What to produce:
Quote exactly, and only, the lines from the one with "Reproduce this chart with Apache ECharts." down to the one with "const captionText = '单搭接接头载荷位移曲线';", both included.

Record excerpts:
┏━━

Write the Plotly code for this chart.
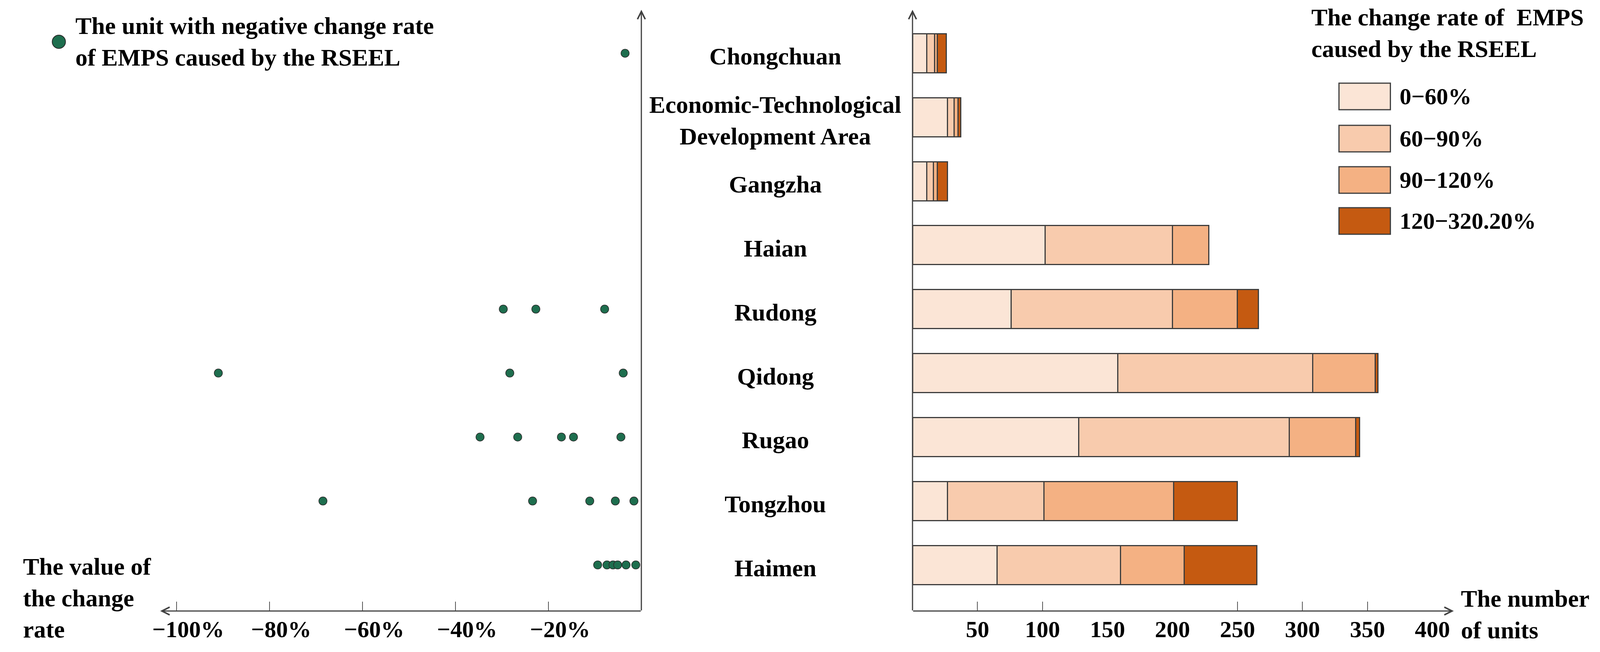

┗━━
┏━━

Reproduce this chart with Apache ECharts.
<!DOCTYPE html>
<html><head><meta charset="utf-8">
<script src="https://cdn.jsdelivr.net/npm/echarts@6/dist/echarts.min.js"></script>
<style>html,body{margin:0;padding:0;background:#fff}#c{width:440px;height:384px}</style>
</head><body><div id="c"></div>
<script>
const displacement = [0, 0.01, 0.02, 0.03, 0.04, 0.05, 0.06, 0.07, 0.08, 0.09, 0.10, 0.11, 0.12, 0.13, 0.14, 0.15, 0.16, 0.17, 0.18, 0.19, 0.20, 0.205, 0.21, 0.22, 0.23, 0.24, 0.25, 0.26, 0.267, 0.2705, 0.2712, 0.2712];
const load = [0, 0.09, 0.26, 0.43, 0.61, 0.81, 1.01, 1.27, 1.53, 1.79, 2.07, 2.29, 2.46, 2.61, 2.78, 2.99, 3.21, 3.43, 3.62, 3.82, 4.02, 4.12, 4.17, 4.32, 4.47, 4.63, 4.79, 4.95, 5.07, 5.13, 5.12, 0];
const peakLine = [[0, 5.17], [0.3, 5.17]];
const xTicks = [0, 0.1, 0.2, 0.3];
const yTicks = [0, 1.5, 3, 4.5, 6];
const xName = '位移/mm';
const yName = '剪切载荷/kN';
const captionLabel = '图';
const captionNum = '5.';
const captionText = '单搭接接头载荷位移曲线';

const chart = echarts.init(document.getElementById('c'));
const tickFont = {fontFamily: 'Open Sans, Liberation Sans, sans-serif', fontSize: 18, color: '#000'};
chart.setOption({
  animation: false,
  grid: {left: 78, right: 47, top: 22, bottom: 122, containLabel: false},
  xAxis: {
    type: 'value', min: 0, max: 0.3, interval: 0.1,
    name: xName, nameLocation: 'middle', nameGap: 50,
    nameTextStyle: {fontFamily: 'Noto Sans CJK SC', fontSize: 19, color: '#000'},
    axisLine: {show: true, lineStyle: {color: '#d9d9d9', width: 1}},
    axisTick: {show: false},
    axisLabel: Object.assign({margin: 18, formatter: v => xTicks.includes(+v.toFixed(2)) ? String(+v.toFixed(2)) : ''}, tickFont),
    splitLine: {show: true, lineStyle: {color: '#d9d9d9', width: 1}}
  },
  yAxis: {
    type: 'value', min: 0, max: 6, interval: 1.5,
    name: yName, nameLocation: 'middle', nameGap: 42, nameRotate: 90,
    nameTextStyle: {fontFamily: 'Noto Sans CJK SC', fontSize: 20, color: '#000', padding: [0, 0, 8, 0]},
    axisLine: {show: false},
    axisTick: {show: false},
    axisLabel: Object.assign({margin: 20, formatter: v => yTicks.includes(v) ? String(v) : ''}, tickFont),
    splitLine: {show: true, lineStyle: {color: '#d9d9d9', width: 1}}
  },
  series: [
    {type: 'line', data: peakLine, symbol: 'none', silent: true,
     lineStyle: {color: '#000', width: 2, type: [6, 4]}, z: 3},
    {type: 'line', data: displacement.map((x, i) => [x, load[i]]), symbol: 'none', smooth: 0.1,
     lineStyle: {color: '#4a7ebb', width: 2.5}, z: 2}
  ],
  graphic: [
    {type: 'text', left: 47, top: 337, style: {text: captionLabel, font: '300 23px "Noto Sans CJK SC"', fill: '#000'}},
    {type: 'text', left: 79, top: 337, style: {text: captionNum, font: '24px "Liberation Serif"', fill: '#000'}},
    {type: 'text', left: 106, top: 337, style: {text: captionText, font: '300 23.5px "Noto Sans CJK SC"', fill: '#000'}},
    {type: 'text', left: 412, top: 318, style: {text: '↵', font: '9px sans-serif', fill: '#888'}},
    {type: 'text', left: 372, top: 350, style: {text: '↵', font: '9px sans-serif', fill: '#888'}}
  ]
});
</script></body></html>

┗━━
┏━━

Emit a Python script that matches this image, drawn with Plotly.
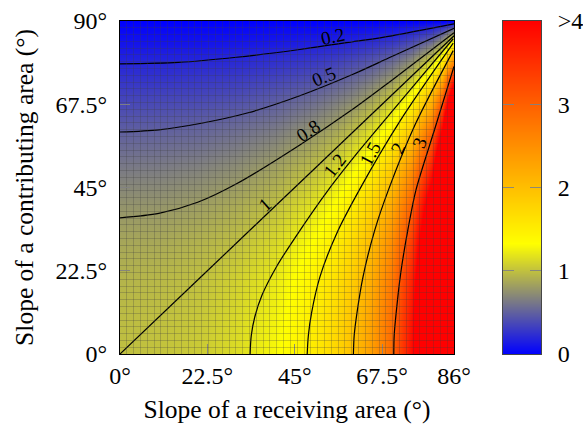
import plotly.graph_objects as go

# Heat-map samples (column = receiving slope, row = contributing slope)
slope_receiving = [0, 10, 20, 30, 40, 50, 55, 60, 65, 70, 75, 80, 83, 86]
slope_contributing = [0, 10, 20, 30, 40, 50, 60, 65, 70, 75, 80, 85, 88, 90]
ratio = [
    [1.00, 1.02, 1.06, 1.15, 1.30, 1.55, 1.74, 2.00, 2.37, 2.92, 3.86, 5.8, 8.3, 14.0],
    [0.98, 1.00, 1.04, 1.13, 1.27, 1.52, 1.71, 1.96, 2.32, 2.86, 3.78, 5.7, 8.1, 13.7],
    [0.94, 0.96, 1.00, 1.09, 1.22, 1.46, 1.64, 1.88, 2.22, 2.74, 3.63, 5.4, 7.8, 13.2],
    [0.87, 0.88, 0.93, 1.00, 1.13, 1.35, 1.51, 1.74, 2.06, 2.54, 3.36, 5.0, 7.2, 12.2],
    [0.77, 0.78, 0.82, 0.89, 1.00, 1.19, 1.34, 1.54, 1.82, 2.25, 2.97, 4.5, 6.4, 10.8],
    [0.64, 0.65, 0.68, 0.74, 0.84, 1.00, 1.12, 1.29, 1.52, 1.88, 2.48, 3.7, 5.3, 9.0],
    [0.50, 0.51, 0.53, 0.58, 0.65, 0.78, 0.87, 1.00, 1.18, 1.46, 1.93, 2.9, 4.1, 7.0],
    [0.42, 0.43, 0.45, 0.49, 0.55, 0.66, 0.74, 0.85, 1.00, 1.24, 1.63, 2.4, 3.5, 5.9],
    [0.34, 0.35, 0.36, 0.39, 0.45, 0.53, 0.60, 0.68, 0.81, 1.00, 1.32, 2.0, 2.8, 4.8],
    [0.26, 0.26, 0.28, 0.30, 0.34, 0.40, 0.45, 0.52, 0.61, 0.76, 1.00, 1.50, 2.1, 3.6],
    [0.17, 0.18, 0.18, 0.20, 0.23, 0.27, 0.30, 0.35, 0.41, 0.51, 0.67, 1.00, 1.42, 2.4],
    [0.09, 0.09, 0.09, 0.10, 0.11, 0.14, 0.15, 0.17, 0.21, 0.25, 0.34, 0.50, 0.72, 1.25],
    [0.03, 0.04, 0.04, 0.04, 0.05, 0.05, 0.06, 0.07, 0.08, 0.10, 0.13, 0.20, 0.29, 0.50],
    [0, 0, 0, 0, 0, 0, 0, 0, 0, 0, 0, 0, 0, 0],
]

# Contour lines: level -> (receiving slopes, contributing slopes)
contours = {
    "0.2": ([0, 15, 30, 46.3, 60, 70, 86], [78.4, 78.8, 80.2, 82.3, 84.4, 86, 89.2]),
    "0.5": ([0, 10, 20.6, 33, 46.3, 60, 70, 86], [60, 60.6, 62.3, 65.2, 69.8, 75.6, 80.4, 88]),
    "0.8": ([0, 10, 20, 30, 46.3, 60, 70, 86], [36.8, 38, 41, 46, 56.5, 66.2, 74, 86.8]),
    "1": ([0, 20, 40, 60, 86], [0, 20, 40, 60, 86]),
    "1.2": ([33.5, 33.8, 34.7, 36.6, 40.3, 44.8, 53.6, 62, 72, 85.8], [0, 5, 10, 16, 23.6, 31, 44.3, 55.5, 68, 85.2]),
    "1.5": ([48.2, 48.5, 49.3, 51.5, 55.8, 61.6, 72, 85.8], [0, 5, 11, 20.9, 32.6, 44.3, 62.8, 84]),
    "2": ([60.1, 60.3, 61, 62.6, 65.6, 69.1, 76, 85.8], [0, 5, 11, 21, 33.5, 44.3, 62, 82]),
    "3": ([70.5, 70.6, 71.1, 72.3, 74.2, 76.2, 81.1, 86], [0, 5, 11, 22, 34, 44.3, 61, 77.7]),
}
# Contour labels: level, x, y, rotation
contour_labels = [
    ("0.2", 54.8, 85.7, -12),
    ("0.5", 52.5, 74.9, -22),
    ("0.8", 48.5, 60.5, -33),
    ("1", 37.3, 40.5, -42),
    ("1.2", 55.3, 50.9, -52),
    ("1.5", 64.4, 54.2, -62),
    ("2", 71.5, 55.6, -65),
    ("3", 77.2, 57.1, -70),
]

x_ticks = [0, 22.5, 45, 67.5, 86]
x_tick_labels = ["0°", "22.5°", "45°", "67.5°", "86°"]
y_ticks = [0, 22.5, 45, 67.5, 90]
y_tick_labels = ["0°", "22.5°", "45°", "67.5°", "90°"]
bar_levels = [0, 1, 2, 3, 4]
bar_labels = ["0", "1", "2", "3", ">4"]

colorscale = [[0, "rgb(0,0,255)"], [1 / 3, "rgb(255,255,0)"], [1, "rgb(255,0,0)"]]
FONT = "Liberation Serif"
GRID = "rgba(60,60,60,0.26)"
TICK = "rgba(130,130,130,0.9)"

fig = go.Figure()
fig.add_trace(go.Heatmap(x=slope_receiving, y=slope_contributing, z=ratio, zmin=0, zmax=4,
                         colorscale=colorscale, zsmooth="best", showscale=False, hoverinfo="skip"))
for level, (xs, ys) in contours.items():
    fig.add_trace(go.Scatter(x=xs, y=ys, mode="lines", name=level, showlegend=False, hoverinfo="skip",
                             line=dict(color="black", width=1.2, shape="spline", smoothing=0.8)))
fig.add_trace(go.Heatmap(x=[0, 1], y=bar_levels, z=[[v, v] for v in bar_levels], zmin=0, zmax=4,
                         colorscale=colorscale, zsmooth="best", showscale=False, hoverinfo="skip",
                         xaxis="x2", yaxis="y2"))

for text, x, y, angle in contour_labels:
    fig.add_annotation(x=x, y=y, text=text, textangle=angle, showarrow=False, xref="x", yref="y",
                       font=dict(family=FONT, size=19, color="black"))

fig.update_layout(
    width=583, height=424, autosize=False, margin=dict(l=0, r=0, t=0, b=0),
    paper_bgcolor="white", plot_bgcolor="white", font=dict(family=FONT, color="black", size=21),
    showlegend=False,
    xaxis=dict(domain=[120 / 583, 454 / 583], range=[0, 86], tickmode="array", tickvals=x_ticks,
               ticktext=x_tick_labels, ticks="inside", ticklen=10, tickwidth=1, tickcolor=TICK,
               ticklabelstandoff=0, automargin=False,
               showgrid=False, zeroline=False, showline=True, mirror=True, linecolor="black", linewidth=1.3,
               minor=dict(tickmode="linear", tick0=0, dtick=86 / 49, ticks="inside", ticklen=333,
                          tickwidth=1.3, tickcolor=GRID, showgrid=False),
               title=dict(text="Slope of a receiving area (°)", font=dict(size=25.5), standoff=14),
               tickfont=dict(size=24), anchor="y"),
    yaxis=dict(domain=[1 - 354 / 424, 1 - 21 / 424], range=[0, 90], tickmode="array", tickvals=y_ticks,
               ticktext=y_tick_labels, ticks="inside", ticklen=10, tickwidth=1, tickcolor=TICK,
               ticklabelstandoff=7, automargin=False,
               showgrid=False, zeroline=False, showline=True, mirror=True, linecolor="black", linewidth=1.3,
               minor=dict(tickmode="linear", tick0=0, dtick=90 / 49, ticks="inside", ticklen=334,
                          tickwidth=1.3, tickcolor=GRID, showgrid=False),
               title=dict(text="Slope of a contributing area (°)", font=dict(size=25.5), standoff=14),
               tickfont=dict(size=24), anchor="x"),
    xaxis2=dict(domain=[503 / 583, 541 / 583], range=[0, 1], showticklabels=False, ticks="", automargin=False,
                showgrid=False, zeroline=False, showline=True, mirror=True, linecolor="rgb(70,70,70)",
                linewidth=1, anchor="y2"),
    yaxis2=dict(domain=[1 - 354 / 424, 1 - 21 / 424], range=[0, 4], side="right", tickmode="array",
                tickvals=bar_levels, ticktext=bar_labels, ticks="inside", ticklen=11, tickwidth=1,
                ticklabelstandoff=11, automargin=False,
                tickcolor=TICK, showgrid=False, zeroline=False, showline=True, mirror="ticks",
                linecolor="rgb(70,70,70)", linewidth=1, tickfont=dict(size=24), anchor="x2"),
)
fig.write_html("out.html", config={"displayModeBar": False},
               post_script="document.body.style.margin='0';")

┗━━

Complete output:
Reproduce this chart with Apache ECharts.
<!DOCTYPE html>
<html><head><meta charset="utf-8">
<script src="https://cdn.jsdelivr.net/npm/echarts@6/dist/echarts.min.js"></script>
<style>html,body{margin:0;padding:0;background:#fff}#c{width:440px;height:384px}</style>
</head><body><div id="c"></div>
<script>
const displacement = [0, 0.01, 0.02, 0.03, 0.04, 0.05, 0.06, 0.07, 0.08, 0.09, 0.10, 0.11, 0.12, 0.13, 0.14, 0.15, 0.16, 0.17, 0.18, 0.19, 0.20, 0.205, 0.21, 0.22, 0.23, 0.24, 0.25, 0.26, 0.267, 0.2705, 0.2712, 0.2712];
const load = [0, 0.09, 0.26, 0.43, 0.61, 0.81, 1.01, 1.27, 1.53, 1.79, 2.07, 2.29, 2.46, 2.61, 2.78, 2.99, 3.21, 3.43, 3.62, 3.82, 4.02, 4.12, 4.17, 4.32, 4.47, 4.63, 4.79, 4.95, 5.07, 5.13, 5.12, 0];
const peakLine = [[0, 5.17], [0.3, 5.17]];
const xTicks = [0, 0.1, 0.2, 0.3];
const yTicks = [0, 1.5, 3, 4.5, 6];
const xName = '位移/mm';
const yName = '剪切载荷/kN';
const captionLabel = '图';
const captionNum = '5.';
const captionText = '单搭接接头载荷位移曲线';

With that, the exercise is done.